- **EXERCISE GOAL**: Extract the lines from the start through the line that holds "-900000, -1630000, 2380000];", both included, omitting all images.

☆ ☆ ☆ ☆ ☆ ☆ ☆

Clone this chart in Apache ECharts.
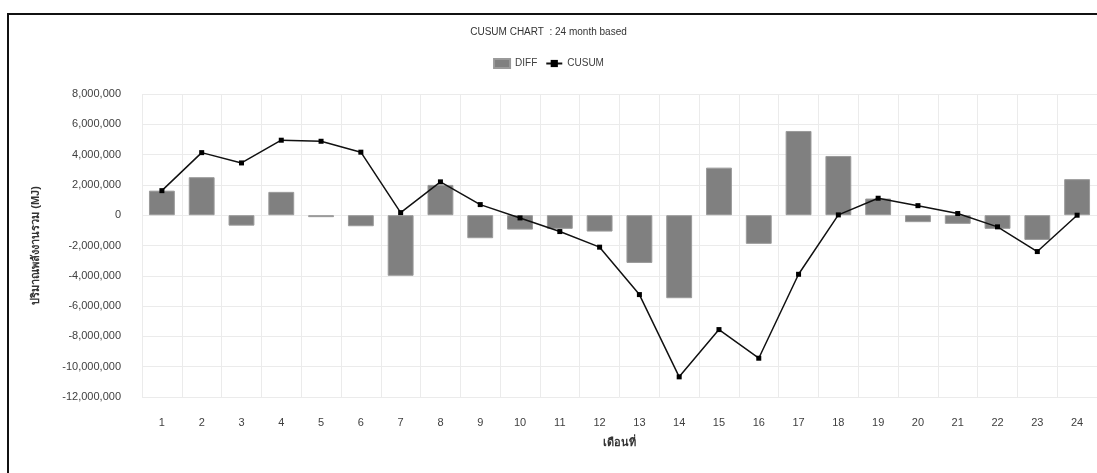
<!DOCTYPE html>
<html>
<head>
<meta charset="utf-8">
<title>CUSUM CHART</title>
<script src="https://cdn.jsdelivr.net/npm/echarts@6/dist/echarts.min.js"></script>
<style>
  html, body { margin: 0; padding: 0; background: #ffffff; }
  #chart { width: 1097px; height: 473px; }
</style>
</head>
<body>
<div id="chart"></div>
<script>
// Months 1..24
const months = ['1','2','3','4','5','6','7','8','9','10','11','12',
                '13','14','15','16','17','18','19','20','21','22','23','24'];

// Monthly difference (MJ)
const diffValues = [1620000, 2510000, -690000, 1540000, -130000, -730000, -4000000, 2000000,
                    -1520000, -950000, -900000, -1080000, -3150000, -5480000, 3140000, -1890000,
                    5560000, 3910000, 1100000, -460000, -570000, -900000, -1630000, 2380000];

// Cumulative sum (MJ)
const cusumValues = [1620000, 4130000, 3450000, 4950000, 4880000, 4160000, 170000, 2200000,
                     700000, -180000, -1080000, -2110000, -5240000, -10670000, -7550000, -9440000,
                     -3900000, 20000, 1120000, 630000, 110000, -770000, -2400000, 0];

// Value axis ticks
const yMin = -12000000;
const yMax = 8000000;
const yStep = 2000000;

const chartTitle = 'CUSUM CHART  : 24 month based';
const yName = 'ปริมาณพลังงานรวม (MJ)';
const xName = 'เดือนที่';

const font = '"Liberation Sans", Arial, "DejaVu Sans", sans-serif';

const chart = echarts.init(document.getElementById('chart'), null, { renderer: 'canvas' });

chart.setOption({
  animation: false,
  backgroundColor: '#ffffff',
  textStyle: { fontFamily: font },
  title: {
    text: chartTitle,
    left: 'center',
    top: 22,
    textStyle: { fontSize: 10, fontWeight: 'normal', color: '#333333', fontFamily: font }
  },
  legend: {
    top: 53,
    left: 'center',
    itemWidth: 16,
    itemHeight: 9,
    itemGap: 8,
    textStyle: { fontSize: 10, color: '#404040', fontFamily: font },
    data: [
      { name: 'DIFF', icon: 'rect' },
      { name: 'CUSUM' }
    ]
  },
  grid: {
    left: 142,
    width: 956,
    top: 94,
    bottom: 76,
    containLabel: false
  },
  xAxis: {
    type: 'category',
    data: months,
    boundaryGap: true,
    name: xName,
    nameLocation: 'middle',
    nameGap: 40,
    nameTextStyle: { fontSize: 11, fontWeight: 'bold', color: '#333333', fontFamily: font },
    axisLine: { show: false },
    axisTick: { show: false },
    axisLabel: { margin: 20, fontSize: 11, color: '#404040', fontFamily: font },
    splitLine: { show: true, lineStyle: { color: '#ebebeb', width: 1 } }
  },
  yAxis: {
    type: 'value',
    min: yMin,
    max: yMax,
    interval: yStep,
    name: yName,
    nameLocation: 'middle',
    nameGap: 101,
    nameRotate: 90,
    nameTextStyle: { fontSize: 11, fontWeight: 'bold', color: '#333333', fontFamily: font },
    axisLine: { show: false },
    axisTick: { show: false },
    axisLabel: {
      margin: 21,
      fontSize: 11,
      color: '#404040',
      fontFamily: font,
      formatter: v => v.toLocaleString('en-US')
    },
    splitLine: { show: true, lineStyle: { color: '#ebebeb', width: 1 } }
  },
  graphic: [
    { type: 'line', shape: { x1: 7, y1: 14, x2: 1097, y2: 14 }, style: { stroke: '#111111', lineWidth: 2 } },
    { type: 'line', shape: { x1: 8, y1: 14, x2: 8, y2: 473 }, style: { stroke: '#111111', lineWidth: 2 } }
  ],
  series: [
    {
      name: 'DIFF',
      type: 'bar',
      data: diffValues,
      barWidth: '65%',
      itemStyle: { color: '#808080', borderColor: '#9a9a9a', borderWidth: 1 }
    },
    {
      name: 'CUSUM',
      type: 'line',
      data: cusumValues,
      symbol: 'rect',
      symbolSize: 5,
      lineStyle: { color: '#111111', width: 1.5 },
      itemStyle: { color: '#000000' },
      z: 5
    }
  ]
});
</script>
</body>
</html>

☆ ☆ ☆ ☆ ☆ ☆ ☆

- **TASK RESPONSE**:
Clone this chart in Apache ECharts.
<!DOCTYPE html>
<html>
<head>
<meta charset="utf-8">
<title>CUSUM CHART</title>
<script src="https://cdn.jsdelivr.net/npm/echarts@6/dist/echarts.min.js"></script>
<style>
  html, body { margin: 0; padding: 0; background: #ffffff; }
  #chart { width: 1097px; height: 473px; }
</style>
</head>
<body>
<div id="chart"></div>
<script>
// Months 1..24
const months = ['1','2','3','4','5','6','7','8','9','10','11','12',
                '13','14','15','16','17','18','19','20','21','22','23','24'];

// Monthly difference (MJ)
const diffValues = [1620000, 2510000, -690000, 1540000, -130000, -730000, -4000000, 2000000,
                    -1520000, -950000, -900000, -1080000, -3150000, -5480000, 3140000, -1890000,
                    5560000, 3910000, 1100000, -460000, -570000, -900000, -1630000, 2380000];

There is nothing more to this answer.